“Oggi i promotori festeggiano il numero di firme per il referendum sulla cittadinanza, raccolte con grande rapidità grazie alla piattaforma digitale, così come è già accaduto anche per il referendum per l’autonomia differenziata.
Giusto per essere chiari: io non ho paura dei referendum, perché a mio giudizio sono inammissibili, e perché il compito di decidere spetta alla Cassazione e alla Corte Costituzionale. Invito però a una riflessione: nel caso si dovesse arrivare a referendum, si corre il serio rischio di spaccare il Paese. Prospettiva che, ribadisco, io non mi auguro.
Rispetto ai festeggiamenti per le firme, inutile sottolineare quanto sicuramente la tecnologia aiuta la democrazia, ma in questo caso si rischia di aggirare il senso delle 500.000 firme necessarie alla proposta referendaria.
Io non sono contrario alla raccolta digitale, ma penso che la Costituzione debba essere adeguata ai tempi attuali. Nel 1948 era impensabile una tecnologia così accessibile, e dunque il numero di 500 mila firme poteva ritenersi congruo. Al giorno d’oggi la situazione è ben diversa, e credo occorra riflettere seriamente su questo.
Il Costituente scelse questo limite “di serietà” per assicurare che arrivassero al voto popolare solo le proposte ben appoggiate dagli elettori. Raccogliendo le firme nei comuni, sui banchetti, dai notai. Ora invece si può firmare dal divano di casa o dalla spiaggia. Utile, ma troppo facile, come purtroppo ha stabilito un decreto legislativo del governo giallorosso. E dico purtroppo perché, rendendo troppo facile raccogliere le firme, si rischia di eludere proprio la Costituzione.
Come ha ben detto Alfonso Celotto su “La Stampa”, si tratta di una forma di doping costituzionale, nel senso che si falsano le prestazioni democratiche. Ben venga il digitale, ma usato con prudenza.
A fronte di 20 quesiti referendari, con la prospettiva di potenziali centinaia di proposte di legge di iniziativa popolare, si annullerebbe il ruolo del Parlamento e quindi quello della democrazia rappresentativa, mettendo il Parlamento in condizione di non funzionare più.
È paradossale, ma queste iniziative e la piattaforma stessa rischiano di tradurre nei fatti la democrazia diretta di Grillo e Casaleggio, dove, attraverso uno strumento di democrazia come la piattaforma Rousseau, sostenevano di voler aprire il Parlamento come una scatoletta di tonno.

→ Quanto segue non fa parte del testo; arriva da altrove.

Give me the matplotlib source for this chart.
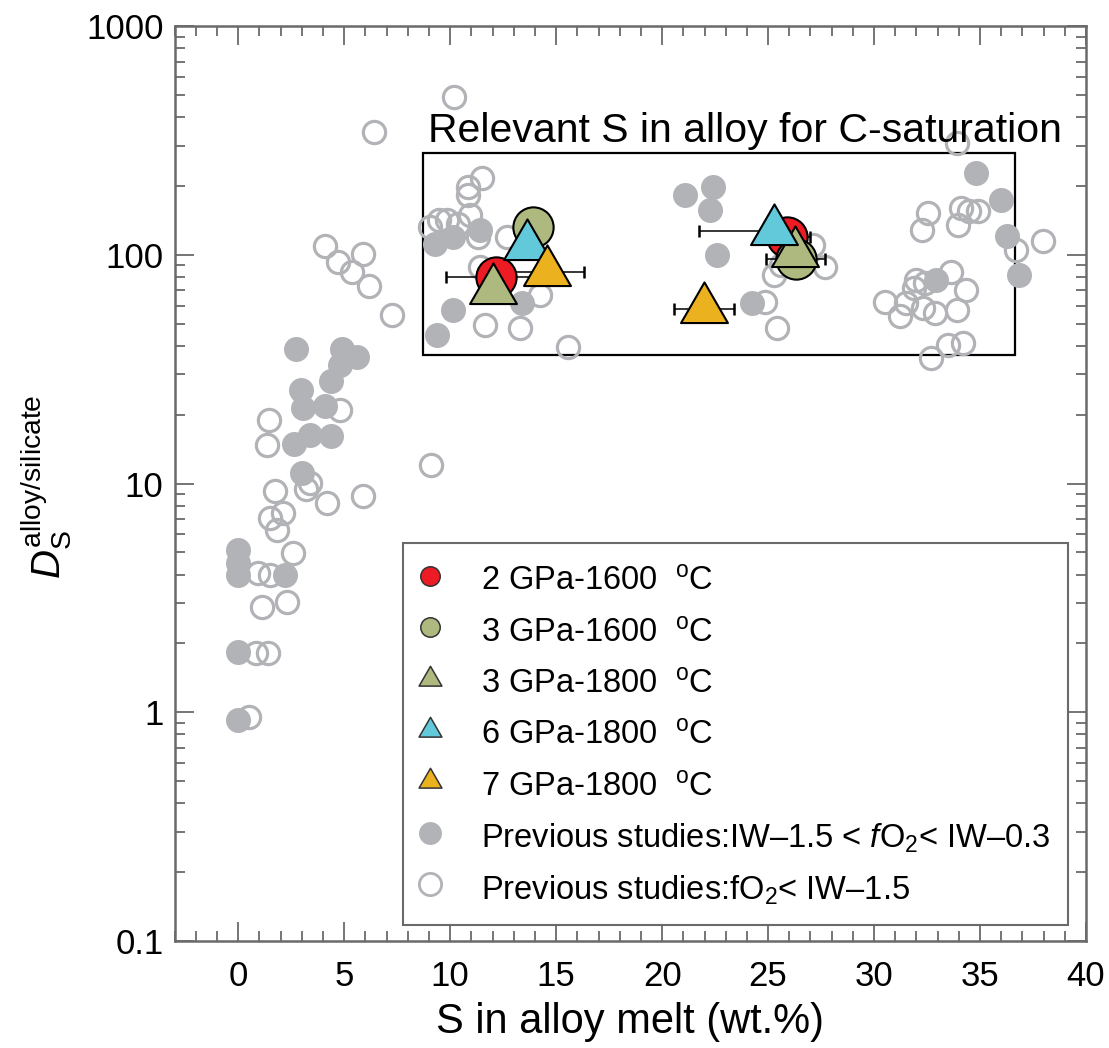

A me l’unico esempio che viene in mente è quello di Platone quando, nel suo dialogo La Repubblica, riflette sulla democrazia nell’ipotesi dispregiativa di una ubriacatura di libertà oltre il dovuto. Sono certo che l’Ufficio centrale e Corte costituzionale valuteranno adeguatamente questo aspetto nel procedimento referendario in corso”.
Così il Ministro per gli Affari Regionali e le Autonomie, Roberto Calderoli.